The book won the American Library Association (ALA) Notable Book Award, which segued into two more books in the series.
Now other publishers began to recognize her talent.  Harper and Collins chose her to illustrate radio star Garrison Keillor’s Daddy’s Girl.  Then came A Sock is a Pocket for Your Toes by award winning poet Elizabeth Garton Scanlon and Tea for Ruby by Duchess of York Sarah Ferguson, which achieved the New York Times best seller list.
Lynne Cheney, the former Vice President’s wife, had seen the book and, when Simon and Schuster asked her with whom she would like to work, she requested Glasser, who traveled to Washington to meet her.  That meeting metamorphosed into three books: America, A Patriotic Primer; A Is for Abigail, An Almanac of Amazing American Women and Our 50 States.  Abigail’s inclusions range from first ladies and Ella Fitzgerald to artists Louise Nevelson and Georgia O’Keefe, Nobel Prize Medical Physicist Dr. Rosalyn Yalow and Mary Todd Lincoln.  Glasser was able to bring in her favorite Jewish woman who touched her life, Henrietta Szold, a forerunner of Jewish women’s liberation and the founder of Hadassah.  All three books sold more than one million copies, with long runs on the New York Times best seller lists.

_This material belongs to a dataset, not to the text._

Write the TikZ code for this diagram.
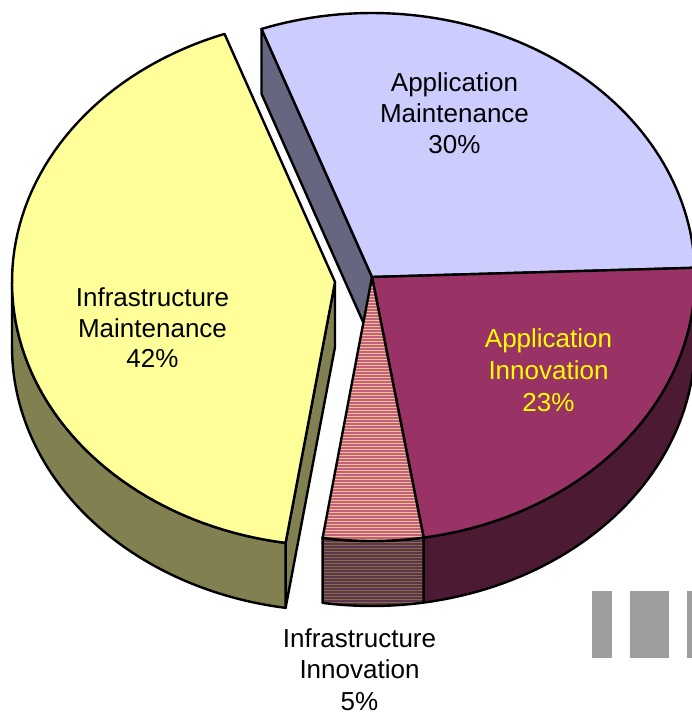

So involved was Glasser with these books that she had to put off Fancy Nancy for three years.  In 2003 she received the manuscript for the first book and quickly illustrated it over the summer.  “My thought was this was going to be my life.”  Immediately there was a contract for seven more books with author Jane O’Connor.  They have now become classics.  At present she is working on designing ten Fancy Nancy’s covers for new books.  There is a children’s musical coming to Vital Theater Company, a new off-Broadway musical in production and ballets in six companies across the country.
Glasser’s sister, Erica Preiss Regunberg, is in charge of the 30 licenses for the accessories produced based on the characters, including three doll companies.  A “wine cellar” in Glasser’s new home has been accessorized to display the articles, including an incredible collection of dolls, purses, glasses, outfits, animals, party and paper goods, puzzles and games.

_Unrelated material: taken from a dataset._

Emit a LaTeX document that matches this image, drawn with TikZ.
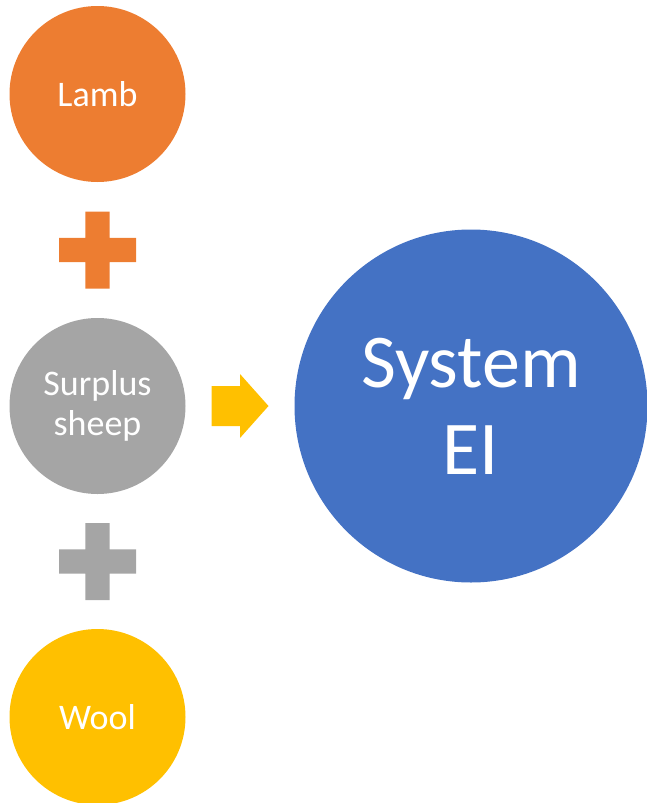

Glasser’s illustrating technique relies on her copy machine.  “If it dies, I won’t be able to work anymore,” she exclaimed.  “When I draw, I work very fast.  I may draw Nancy’s face 12 times to achieve the best expression.  I draw over and over.  Then I stick it into my copier to get rid of the fine lines, and then I send it to my printer who prints it on watercolor paper.  My copier enables me to redraw over and over to achieve exactly the emotion I want.”

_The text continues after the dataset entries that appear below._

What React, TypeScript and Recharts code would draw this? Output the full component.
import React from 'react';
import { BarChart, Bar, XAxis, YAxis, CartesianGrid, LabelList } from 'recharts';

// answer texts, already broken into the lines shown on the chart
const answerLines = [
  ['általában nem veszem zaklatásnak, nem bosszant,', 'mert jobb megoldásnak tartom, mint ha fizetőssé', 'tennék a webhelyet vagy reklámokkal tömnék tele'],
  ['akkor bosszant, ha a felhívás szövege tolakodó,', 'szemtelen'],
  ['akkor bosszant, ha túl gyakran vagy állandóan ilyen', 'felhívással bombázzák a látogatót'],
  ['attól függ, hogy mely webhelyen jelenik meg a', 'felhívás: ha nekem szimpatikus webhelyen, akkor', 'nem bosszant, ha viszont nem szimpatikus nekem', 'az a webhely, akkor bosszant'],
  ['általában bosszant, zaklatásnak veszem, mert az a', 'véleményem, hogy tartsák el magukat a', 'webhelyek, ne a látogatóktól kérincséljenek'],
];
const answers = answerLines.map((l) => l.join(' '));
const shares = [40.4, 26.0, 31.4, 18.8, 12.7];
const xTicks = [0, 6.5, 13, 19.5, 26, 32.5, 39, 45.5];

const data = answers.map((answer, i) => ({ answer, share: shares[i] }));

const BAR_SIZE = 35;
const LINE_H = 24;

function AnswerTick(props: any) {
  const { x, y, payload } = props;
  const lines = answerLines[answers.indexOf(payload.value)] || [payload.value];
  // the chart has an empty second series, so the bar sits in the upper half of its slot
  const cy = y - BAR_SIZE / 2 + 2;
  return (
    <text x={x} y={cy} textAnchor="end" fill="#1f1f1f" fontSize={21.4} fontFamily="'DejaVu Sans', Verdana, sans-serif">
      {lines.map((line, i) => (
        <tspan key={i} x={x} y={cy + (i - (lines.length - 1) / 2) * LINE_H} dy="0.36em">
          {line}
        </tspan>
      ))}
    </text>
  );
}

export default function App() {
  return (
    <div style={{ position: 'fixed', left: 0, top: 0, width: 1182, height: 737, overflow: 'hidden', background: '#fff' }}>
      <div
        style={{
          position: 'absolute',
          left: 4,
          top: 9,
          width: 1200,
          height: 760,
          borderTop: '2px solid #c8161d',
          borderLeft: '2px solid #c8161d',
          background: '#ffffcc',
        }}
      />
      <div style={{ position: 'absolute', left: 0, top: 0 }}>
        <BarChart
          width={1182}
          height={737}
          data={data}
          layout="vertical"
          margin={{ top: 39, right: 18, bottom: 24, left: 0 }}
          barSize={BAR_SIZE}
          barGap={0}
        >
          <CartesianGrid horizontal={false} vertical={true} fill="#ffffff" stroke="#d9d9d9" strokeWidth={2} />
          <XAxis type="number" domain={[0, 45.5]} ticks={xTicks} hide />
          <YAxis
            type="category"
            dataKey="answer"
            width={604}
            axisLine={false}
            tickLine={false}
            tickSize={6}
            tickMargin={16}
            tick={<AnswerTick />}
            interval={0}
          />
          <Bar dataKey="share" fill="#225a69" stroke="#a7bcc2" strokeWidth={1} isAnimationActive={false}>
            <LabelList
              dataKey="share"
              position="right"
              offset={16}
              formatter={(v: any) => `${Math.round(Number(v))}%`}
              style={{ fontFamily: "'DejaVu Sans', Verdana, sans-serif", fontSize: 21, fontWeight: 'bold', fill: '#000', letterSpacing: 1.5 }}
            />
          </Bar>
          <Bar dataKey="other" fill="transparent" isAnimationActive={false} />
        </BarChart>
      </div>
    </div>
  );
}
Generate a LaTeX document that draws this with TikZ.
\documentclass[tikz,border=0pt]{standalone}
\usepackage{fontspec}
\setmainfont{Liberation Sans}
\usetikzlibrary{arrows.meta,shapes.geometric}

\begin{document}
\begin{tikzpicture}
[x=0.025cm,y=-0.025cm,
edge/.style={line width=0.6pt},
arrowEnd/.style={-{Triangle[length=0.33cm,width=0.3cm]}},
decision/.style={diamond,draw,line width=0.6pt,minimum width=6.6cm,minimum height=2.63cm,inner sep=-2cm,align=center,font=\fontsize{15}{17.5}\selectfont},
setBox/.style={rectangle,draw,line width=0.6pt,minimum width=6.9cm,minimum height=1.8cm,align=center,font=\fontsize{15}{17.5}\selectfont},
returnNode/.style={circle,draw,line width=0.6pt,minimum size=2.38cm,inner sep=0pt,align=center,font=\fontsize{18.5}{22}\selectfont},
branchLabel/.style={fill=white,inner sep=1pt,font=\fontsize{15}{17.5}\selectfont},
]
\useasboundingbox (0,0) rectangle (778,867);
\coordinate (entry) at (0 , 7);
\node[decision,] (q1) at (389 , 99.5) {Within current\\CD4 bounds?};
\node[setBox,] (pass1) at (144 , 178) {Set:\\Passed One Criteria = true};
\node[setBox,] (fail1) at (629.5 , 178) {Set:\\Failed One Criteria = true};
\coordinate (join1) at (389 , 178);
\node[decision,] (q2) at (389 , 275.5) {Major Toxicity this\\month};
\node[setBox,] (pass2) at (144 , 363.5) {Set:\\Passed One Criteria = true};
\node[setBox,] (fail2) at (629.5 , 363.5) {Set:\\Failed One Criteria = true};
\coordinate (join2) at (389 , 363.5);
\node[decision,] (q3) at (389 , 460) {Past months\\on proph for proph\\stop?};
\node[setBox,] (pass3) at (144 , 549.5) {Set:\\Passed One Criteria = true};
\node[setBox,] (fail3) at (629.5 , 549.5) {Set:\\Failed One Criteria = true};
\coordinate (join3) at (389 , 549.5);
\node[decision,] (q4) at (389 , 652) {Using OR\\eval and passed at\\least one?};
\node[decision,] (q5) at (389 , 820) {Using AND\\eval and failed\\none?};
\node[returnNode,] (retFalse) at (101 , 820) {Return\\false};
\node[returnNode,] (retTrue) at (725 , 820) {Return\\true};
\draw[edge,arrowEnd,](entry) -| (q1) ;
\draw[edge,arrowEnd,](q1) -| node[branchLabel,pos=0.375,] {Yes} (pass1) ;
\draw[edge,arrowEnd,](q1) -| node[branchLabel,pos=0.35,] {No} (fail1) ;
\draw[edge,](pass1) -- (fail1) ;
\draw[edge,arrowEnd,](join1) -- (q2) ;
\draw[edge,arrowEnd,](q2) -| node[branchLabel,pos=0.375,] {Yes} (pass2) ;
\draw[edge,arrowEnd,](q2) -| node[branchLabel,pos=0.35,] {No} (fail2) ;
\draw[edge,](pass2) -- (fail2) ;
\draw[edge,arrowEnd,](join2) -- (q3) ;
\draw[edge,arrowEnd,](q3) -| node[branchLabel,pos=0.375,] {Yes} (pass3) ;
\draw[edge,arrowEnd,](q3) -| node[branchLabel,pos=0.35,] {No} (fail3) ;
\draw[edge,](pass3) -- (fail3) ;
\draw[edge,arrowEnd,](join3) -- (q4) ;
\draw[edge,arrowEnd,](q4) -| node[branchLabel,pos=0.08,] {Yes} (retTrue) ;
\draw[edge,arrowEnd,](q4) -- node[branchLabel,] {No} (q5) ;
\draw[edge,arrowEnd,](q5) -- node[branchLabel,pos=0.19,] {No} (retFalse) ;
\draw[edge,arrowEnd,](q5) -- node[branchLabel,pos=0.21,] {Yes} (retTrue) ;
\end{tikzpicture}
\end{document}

“What is most rewarding about being a children’s book illustrator,” she said, “is going on tour.  I am now on the road for two to three months, crisscrossing the country, meeting kids and experiencing their energy.  They dress up in their fanciest stuff, different like snow flakes – no two alike.  They are very creative, smart kids.  Even at two years old they recite Fancy Nancy books.  You can see it on YouTube.”
Glasser lives in San Juan Capistrano with her husband, attorney Robert Berman, and children, Sasha and Benjamin, and dog, Boo.